### The problem
Repeat verbatim only the lines from the one with "What Plotly code" through the one with "import plotly.graph_objects as go", both ends kept. Pictures stay out.

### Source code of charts
__________

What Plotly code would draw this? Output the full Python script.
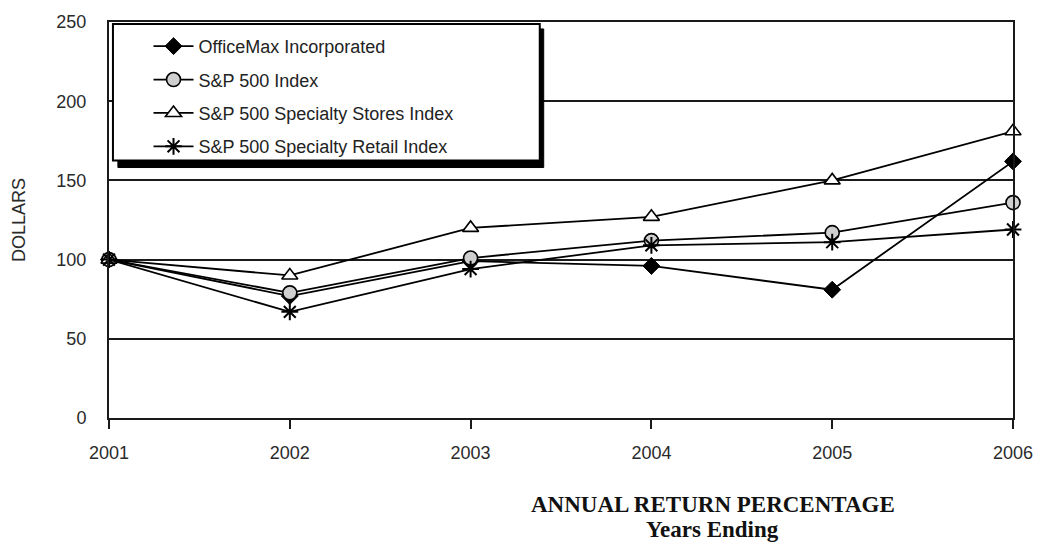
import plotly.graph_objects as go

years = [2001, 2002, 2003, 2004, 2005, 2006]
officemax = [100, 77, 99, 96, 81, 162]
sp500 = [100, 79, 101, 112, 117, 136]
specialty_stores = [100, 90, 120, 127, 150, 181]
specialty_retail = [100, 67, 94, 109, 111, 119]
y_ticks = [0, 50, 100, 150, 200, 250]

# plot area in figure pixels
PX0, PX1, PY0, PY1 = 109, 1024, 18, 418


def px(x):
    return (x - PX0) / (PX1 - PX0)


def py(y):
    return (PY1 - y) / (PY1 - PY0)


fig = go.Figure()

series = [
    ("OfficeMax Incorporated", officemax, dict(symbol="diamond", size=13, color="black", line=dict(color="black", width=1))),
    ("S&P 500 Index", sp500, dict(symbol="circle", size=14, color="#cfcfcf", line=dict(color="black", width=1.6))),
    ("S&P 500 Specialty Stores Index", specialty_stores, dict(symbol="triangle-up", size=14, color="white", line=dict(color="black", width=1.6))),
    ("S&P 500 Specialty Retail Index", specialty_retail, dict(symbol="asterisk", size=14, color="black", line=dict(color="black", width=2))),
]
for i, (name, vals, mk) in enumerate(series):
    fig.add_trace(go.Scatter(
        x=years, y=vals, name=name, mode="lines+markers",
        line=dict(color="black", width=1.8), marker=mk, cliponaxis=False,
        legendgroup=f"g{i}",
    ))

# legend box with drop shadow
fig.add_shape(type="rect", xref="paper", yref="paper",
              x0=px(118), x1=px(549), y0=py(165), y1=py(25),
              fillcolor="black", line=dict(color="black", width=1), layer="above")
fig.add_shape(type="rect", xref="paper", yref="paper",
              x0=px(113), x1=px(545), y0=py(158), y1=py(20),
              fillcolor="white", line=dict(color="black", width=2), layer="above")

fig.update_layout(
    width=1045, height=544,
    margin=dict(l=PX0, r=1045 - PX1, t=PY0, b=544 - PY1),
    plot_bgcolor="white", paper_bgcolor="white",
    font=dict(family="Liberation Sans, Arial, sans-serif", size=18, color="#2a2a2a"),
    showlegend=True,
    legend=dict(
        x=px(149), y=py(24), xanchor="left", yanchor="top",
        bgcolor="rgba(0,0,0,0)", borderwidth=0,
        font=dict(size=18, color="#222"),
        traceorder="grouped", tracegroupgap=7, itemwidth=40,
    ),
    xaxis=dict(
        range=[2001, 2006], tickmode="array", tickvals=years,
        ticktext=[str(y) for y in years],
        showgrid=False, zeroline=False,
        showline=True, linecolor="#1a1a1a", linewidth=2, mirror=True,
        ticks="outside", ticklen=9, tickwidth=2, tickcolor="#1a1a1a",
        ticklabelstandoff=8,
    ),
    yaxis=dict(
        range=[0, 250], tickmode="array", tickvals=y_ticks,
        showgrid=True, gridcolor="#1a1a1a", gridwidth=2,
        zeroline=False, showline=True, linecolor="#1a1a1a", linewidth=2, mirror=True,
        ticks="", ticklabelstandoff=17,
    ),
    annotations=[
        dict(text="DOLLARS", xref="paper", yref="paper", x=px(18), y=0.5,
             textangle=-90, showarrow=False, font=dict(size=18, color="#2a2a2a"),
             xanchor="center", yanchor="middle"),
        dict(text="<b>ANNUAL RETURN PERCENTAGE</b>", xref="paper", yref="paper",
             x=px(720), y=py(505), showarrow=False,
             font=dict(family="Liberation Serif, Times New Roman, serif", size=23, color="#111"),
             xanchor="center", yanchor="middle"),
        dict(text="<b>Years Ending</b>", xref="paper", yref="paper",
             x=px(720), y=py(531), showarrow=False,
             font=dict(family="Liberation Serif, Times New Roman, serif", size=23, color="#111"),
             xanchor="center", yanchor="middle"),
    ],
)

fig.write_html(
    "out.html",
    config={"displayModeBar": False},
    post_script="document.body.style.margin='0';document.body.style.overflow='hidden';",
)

__________

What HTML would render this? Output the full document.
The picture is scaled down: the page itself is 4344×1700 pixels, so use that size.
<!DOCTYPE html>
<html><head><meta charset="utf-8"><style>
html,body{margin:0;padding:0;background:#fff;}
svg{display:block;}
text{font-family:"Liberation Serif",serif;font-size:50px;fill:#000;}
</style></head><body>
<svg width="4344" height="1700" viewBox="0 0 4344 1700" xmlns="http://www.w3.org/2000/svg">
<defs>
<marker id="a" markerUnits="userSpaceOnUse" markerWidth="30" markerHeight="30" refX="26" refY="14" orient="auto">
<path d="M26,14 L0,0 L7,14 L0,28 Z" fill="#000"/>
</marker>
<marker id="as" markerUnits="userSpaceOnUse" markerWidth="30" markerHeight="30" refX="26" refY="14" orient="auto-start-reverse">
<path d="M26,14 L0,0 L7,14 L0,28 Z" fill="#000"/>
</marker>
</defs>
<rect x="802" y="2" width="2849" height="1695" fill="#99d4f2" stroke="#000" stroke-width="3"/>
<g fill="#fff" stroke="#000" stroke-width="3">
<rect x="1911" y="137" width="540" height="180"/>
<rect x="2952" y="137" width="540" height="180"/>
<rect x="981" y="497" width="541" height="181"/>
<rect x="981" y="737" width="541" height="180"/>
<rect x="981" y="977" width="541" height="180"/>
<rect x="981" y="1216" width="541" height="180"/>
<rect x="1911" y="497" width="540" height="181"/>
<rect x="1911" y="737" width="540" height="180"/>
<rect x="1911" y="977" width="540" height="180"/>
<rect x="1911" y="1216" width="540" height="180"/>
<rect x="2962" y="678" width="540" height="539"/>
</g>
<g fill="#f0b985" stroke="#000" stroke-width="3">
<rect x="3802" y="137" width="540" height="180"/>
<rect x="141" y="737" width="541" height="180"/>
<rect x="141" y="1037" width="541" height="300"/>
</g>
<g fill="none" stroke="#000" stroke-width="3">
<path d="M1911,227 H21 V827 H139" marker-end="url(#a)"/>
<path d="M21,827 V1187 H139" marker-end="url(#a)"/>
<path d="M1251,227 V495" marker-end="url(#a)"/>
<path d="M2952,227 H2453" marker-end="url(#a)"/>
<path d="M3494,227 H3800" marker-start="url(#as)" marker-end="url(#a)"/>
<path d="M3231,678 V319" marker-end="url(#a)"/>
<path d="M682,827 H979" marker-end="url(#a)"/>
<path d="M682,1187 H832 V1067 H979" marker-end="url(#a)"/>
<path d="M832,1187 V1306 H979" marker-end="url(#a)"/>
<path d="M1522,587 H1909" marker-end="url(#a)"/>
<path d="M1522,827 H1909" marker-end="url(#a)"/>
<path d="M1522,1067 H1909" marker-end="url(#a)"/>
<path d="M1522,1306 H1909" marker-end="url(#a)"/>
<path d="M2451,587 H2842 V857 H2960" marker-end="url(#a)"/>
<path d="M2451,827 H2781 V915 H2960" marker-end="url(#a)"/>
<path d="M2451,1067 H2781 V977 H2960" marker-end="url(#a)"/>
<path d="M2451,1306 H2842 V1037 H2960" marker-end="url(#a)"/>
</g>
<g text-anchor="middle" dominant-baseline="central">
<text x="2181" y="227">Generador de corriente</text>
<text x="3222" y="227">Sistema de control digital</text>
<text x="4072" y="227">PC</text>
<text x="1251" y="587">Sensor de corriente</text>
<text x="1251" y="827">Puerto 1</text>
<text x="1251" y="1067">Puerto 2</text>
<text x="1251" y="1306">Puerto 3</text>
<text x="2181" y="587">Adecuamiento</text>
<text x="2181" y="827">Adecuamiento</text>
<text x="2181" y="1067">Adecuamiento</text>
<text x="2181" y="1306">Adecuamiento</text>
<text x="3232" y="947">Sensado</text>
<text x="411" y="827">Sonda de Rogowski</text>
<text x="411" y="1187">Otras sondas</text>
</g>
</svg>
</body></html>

__________

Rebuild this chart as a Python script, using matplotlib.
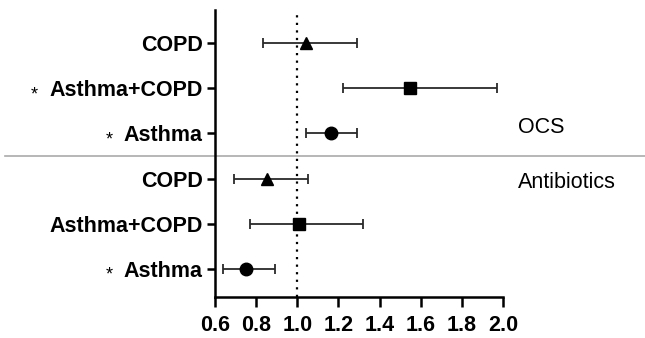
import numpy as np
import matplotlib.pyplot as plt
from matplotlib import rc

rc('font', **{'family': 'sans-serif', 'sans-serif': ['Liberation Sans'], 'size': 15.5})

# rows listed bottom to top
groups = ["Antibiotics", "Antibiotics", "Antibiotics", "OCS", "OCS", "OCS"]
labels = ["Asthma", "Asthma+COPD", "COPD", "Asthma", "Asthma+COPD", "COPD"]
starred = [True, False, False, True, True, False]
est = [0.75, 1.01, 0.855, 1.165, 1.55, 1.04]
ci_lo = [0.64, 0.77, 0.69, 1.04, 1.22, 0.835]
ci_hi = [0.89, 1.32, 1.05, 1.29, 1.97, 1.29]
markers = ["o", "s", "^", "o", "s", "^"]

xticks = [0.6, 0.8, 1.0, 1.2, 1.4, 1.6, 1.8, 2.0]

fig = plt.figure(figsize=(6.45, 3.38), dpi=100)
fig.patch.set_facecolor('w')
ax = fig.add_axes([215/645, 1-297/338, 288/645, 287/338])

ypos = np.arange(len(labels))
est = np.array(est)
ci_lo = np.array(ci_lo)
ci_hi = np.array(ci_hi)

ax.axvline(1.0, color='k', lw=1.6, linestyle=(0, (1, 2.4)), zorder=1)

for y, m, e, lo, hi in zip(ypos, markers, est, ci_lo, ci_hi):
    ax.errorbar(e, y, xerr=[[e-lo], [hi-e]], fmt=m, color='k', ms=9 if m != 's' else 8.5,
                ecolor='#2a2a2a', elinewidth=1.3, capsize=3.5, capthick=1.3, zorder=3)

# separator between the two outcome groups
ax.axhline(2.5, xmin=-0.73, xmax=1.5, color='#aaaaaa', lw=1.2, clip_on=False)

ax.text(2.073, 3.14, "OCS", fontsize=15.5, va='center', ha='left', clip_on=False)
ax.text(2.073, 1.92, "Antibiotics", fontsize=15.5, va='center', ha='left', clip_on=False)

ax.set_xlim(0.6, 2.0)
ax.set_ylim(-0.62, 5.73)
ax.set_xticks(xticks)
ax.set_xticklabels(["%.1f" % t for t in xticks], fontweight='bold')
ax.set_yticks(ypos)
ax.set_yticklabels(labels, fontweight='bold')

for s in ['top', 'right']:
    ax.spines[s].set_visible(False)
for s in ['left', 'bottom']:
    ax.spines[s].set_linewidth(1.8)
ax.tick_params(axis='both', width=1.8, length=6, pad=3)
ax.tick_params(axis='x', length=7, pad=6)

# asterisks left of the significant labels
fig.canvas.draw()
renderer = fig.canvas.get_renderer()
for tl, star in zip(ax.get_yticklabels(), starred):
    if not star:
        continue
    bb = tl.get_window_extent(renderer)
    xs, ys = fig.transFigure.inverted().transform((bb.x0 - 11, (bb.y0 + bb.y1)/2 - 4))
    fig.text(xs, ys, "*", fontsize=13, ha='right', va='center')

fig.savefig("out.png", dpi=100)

__________

### Exercise response
What Plotly code would draw this? Output the full Python script.
import plotly.graph_objects as go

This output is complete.